Kai Dase takes a close look at a violin by one of the finest and most influential Florentine makers of the 18th century
MAKER GIOVANNI BATTISTA GABRIELLI
Giovanni Battista Gabrielli (1716–71) is generally regarded as one of the finest makers of the Florentine school, as well as one of its most important: it is likely that most of the prominent luthiers of the next generation in Florence trained under him, and his influence can be seen in their instruments. Little is known of his life, although he is believed to have been a pupil of Bartolomeo Cristofori, whose name appears in a 1680 census of Cremona as a member of Nicolò Amati’s household.
Despite this possible Cremonese heritage, Gabrielli’s instruments – like those of most makers in his time – followed the model popularised by Jacob Stainer. It is known that the Florence-born violinist and composer Francesco Maria Veracini was among those to have played his instruments.
DATE The violin shown here is dated 1753 but dendrochronological analysis suggests the actual date is closer to 1767. The label is handwritten, a common feature of this maker, and appears to be authentic.
MATERIALS Gabrielli’s choice of wood can be stunning, and this is one example. The two-piece back has a very narrow, regular figure, strong grain, and a deep, horizontal flame. In this particular maple there is almost a grid pattern between the flames and the reed lines, a feature sometimes found on the instruments of 18th-century Italian makers.
The two halves of the front are not from the same tree, and have a very different number of year rings. The plates look very similar, however, which may indicate that the maker removed about 30mm of the narrow grain from the treble side before joining them.
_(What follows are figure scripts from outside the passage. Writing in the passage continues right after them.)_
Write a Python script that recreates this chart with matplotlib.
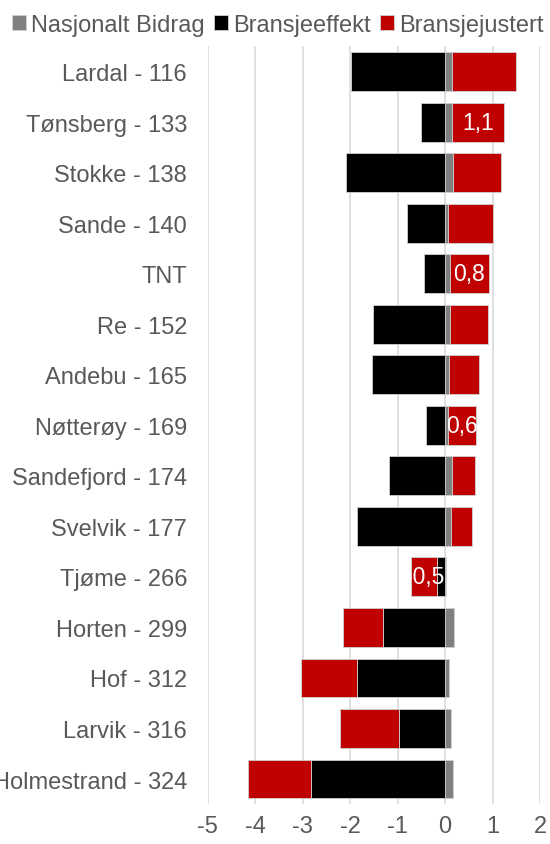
import numpy as np
import matplotlib
matplotlib.use("Agg")
import matplotlib.pyplot as plt

plt.rcParams['font.family'] = ['Liberation Sans', 'DejaVu Sans']
plt.rcParams['axes.unicode_minus'] = False

# kommuner, ovenfra og ned
kommuner = ['Lardal - 116', 'Tønsberg - 133', 'Stokke - 138', 'Sande - 140', 'TNT',
            'Re - 152', 'Andebu - 165', 'Nøtterøy - 169', 'Sandefjord - 174',
            'Svelvik - 177', 'Tjøme - 266', 'Horten - 299', 'Hof - 312',
            'Larvik - 316', 'Holmestrand - 324']
nasjonalt = [0.14, 0.14, 0.17, 0.06, 0.10, 0.10, 0.09, 0.06, 0.14, 0.12,
             0.02, 0.18, 0.09, 0.12, 0.16]
bransjeeffekt = [-1.99, -0.51, -2.08, -0.81, -0.45, -1.52, -1.55, -0.40, -1.19,
                 -1.85, -0.17, -1.30, -1.86, -0.97, -2.82]
bransjejustert = [1.36, 1.09, 1.00, 0.95, 0.82, 0.81, 0.63, 0.58, 0.48, 0.44,
                  -0.54, -0.85, -1.18, -1.25, -1.34]
# hvilke rader som har dataetikett på Bransjejustert
vis_etikett = [False, True, False, False, True, False, False, True, False, False,
               True, False, False, False, False]

serier = [('Nasjonalt Bidrag', nasjonalt, '#808080'),
          ('Bransjeeffekt', bransjeeffekt, '#000000'),
          ('Bransjejustert', bransjejustert, '#C00000')]

fig = plt.figure(figsize=(5.5, 8.45), dpi=100)
ax = fig.add_axes([0.378, 0.047, 0.604, 0.897])

y = np.arange(len(kommuner))
pos_base = np.zeros(len(kommuner))
neg_base = np.zeros(len(kommuner))
for navn, verdier, farge in serier:
    v = np.array(verdier)
    left = np.where(v >= 0, pos_base, neg_base)
    ax.barh(y, v, left=left, height=0.77, color=farge, edgecolor='#d0d0d0',
            linewidth=0.6, label=navn, zorder=3)
    if navn == 'Bransjejustert':
        for i in range(len(v)):
            if vis_etikett[i]:
                txt = f"{v[i]:.1f}".replace('.', ',')
                ax.text(left[i] + v[i] / 2, y[i], txt, color='white',
                        ha='center', va='center', fontsize=16.5, zorder=4)
    pos_base = pos_base + np.where(v >= 0, v, 0)
    neg_base = neg_base + np.where(v < 0, v, 0)

ax.set_xlim(-5, 2)
ax.set_ylim(len(kommuner) - 0.5, -0.5)
ax.set_xticks(range(-5, 3))
ax.set_yticks(y)
ax.set_yticklabels(kommuner)
ax.grid(axis='x', color='#d9d9d9', linewidth=1.2, zorder=0)
for s in ax.spines.values():
    s.set_visible(False)
ax.tick_params(axis='both', length=0, labelsize=17, colors='#595959')
ax.tick_params(axis='x', pad=8)
ax.tick_params(axis='y', pad=15)

fig.legend(loc='upper center', bbox_to_anchor=(0.505, 1.005), ncol=3, frameon=False,
           fontsize=17, handlelength=0.6, handleheight=0.6, handletextpad=0.2,
           columnspacing=0.4, labelcolor='#595959', borderpad=0.3)

fig.savefig('out.png', dpi=100)
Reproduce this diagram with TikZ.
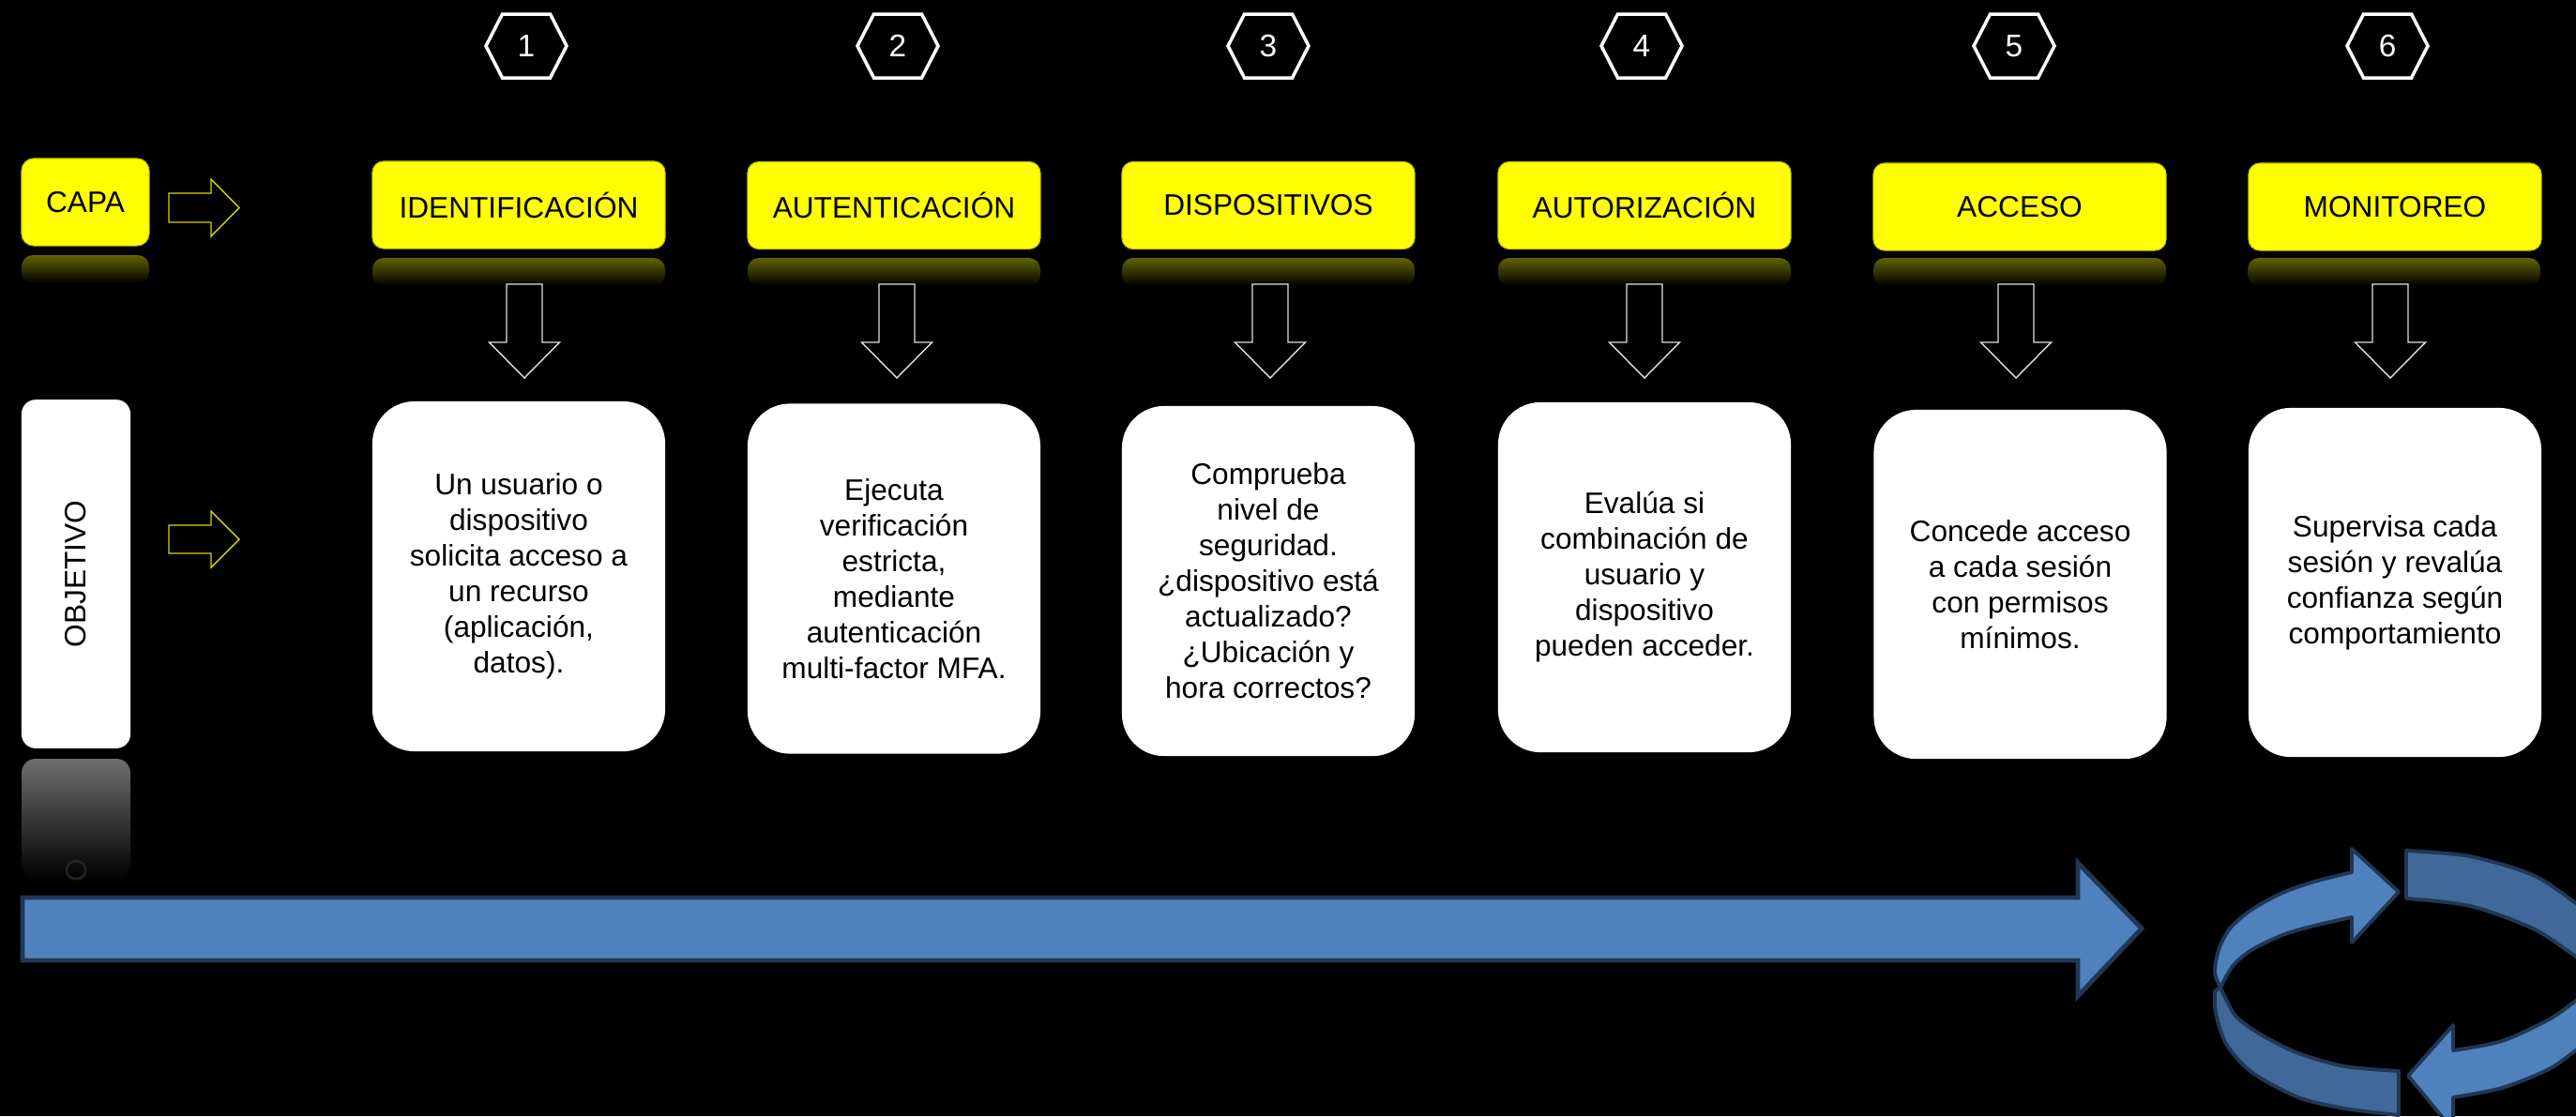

The ribs are of flamed maple, although from a different source from the back, and the head is plain – a different wood again.
F-HOLES The f-holes are set quite wide apart and follow an Amatise design. The edges are undercut and the nicks are placed 3mm lower than modern standards.
PURFLING The ebony and maple purfling flows elegantly and confidently around the edges of both plates and frames the well-proportioned curves of the instrument gracefully. The deeply cut fluting enhances this effect further.
There are, however, several places where the knife escaped and Gabrielli resorted to filling an uneven purfling channel with wood. The corners end in long central mitres, as are typical for this maker.
SCROLL There often appears to be something hurried about Gabrielli’s scrolls, and he often chose plain maple to facilitate the gouging. This scroll appears to have been widened on the bass side of the head, with the grain slightly at an angle. He seems to have struggled to get his gouge neatly into the smaller turns of the volute, and toolmarks can be seen in this area.
VARNISH The well-preserved varnish is a little browner than that of some instruments by Gabrielli, but it has a great depth, similar to that of old Cremonese instruments, that enhances the beauty of the maple.